::: Material provided :::

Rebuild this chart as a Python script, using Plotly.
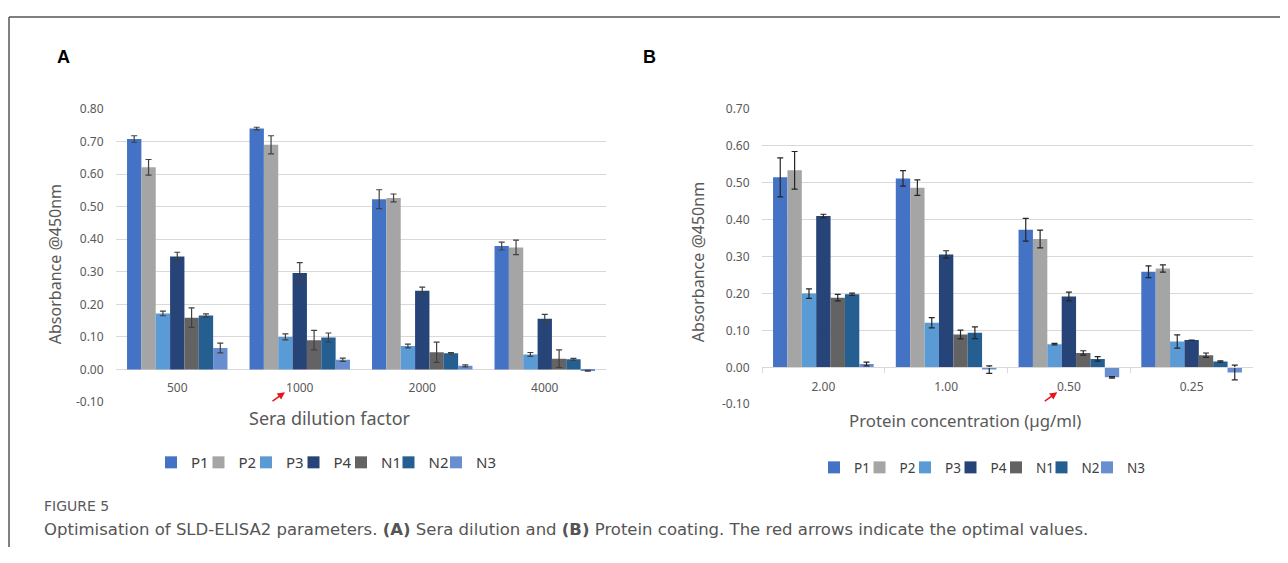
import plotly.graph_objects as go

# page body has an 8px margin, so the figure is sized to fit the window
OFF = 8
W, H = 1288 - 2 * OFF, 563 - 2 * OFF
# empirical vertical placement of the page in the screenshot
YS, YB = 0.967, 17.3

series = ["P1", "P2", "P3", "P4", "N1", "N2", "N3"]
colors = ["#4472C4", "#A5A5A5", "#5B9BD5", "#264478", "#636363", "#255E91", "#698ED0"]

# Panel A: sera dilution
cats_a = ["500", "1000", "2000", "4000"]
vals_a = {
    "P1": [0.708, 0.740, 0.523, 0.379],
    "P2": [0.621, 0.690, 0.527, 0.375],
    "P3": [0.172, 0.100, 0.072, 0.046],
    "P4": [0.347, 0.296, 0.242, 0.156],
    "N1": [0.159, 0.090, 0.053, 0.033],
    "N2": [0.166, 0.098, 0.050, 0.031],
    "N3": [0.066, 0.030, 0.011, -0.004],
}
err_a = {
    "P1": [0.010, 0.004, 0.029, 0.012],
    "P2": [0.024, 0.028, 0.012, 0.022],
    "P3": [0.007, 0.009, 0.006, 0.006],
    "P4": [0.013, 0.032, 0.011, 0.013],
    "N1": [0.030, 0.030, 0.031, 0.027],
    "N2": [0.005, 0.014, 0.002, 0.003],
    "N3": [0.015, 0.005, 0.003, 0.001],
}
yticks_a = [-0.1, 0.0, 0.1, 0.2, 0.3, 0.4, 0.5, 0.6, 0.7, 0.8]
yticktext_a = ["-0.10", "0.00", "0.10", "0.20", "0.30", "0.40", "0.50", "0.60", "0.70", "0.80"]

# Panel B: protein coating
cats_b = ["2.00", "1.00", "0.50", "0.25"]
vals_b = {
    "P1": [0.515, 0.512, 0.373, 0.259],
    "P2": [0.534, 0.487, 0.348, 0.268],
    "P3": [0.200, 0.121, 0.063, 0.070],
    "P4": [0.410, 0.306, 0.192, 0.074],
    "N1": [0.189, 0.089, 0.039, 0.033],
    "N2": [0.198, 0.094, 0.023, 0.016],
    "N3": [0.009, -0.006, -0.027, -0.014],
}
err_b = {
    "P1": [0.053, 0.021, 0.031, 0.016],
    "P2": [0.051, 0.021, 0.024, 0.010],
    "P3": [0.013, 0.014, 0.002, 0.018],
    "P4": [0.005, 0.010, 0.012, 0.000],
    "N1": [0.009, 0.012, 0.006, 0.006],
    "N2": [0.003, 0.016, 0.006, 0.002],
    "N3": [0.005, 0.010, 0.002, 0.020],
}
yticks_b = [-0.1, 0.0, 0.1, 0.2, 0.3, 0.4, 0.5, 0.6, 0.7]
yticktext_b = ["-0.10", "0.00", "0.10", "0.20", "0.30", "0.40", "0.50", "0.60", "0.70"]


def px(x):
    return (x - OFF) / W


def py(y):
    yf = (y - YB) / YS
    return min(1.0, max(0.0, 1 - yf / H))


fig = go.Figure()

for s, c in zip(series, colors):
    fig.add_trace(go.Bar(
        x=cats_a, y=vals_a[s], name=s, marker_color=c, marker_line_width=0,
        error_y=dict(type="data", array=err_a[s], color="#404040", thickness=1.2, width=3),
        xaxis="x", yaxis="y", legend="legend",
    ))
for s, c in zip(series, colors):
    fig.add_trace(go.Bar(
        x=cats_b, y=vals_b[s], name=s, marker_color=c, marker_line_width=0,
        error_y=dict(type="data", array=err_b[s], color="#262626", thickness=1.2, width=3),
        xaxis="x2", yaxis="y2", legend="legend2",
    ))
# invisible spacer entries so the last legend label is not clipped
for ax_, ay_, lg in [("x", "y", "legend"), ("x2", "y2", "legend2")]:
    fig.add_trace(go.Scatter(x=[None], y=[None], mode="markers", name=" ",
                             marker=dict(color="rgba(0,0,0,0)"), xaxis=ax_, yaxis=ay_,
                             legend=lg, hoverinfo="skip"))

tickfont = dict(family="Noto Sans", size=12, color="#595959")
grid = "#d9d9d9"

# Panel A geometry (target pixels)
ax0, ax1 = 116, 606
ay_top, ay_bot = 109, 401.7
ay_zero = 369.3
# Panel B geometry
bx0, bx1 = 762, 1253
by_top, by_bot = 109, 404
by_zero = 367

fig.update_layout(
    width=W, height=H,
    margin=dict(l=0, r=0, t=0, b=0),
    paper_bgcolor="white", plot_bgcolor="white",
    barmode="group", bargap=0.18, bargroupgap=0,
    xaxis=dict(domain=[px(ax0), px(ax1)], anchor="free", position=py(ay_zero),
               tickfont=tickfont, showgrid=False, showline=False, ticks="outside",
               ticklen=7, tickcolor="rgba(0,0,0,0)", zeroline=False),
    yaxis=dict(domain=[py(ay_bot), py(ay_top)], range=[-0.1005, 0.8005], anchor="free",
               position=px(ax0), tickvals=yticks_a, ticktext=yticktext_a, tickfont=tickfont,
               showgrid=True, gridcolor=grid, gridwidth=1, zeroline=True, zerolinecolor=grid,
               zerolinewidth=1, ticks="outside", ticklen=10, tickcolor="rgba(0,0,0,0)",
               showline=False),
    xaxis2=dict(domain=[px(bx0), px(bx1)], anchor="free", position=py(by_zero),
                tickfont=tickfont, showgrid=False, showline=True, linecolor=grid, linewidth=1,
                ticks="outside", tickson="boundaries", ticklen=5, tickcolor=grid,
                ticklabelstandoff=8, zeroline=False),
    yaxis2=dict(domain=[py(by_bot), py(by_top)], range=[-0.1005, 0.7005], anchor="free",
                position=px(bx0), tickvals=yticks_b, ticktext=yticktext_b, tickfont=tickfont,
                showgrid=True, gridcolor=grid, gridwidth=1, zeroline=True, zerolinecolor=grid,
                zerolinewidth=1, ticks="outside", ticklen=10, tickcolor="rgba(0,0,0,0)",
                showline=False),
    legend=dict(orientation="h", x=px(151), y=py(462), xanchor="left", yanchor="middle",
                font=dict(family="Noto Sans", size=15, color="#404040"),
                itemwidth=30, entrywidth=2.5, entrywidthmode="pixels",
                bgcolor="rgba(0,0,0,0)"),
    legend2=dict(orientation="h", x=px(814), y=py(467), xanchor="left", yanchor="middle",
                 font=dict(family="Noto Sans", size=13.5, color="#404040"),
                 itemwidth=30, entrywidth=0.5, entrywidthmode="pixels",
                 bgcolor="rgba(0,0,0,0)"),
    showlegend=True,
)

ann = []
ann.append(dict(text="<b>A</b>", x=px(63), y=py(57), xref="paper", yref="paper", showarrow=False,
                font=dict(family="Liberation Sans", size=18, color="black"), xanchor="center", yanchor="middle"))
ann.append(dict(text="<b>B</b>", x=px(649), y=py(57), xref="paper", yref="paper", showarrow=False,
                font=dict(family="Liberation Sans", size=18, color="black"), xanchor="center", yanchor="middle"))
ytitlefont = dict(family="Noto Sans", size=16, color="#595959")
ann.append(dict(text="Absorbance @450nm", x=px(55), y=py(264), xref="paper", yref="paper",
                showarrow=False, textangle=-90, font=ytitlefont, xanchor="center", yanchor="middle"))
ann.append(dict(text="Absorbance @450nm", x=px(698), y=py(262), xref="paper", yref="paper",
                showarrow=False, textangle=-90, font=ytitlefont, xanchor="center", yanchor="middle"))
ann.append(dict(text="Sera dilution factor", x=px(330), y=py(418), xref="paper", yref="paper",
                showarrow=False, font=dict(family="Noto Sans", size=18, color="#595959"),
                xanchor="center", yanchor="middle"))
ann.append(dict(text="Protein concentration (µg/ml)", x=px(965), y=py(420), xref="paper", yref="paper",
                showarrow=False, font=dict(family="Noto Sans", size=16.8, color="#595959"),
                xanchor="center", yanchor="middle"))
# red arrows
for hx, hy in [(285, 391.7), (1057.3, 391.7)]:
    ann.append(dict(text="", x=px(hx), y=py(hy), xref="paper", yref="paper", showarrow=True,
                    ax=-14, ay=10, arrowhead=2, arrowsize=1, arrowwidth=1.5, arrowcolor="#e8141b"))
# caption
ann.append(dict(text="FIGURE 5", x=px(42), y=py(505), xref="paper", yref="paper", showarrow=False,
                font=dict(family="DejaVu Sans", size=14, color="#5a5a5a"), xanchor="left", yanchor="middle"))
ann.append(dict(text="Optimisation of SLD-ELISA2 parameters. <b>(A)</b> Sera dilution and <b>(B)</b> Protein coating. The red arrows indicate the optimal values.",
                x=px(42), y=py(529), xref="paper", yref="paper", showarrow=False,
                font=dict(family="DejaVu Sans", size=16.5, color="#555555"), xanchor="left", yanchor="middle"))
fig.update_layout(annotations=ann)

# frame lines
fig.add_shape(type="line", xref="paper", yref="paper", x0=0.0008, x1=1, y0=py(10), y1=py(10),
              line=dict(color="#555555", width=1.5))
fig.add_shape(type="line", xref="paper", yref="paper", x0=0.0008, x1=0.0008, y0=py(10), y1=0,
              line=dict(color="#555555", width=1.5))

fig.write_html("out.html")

:::

What needs to be done
Exactly reproduce the run of lines from the start of the listing through the line with "YS, YB = 0.967, 17.3", inclusive; pictures are not copied.

Full answer
Rebuild this chart as a Python script, using Plotly.
import plotly.graph_objects as go

# page body has an 8px margin, so the figure is sized to fit the window
OFF = 8
W, H = 1288 - 2 * OFF, 563 - 2 * OFF
# empirical vertical placement of the page in the screenshot
YS, YB = 0.967, 17.3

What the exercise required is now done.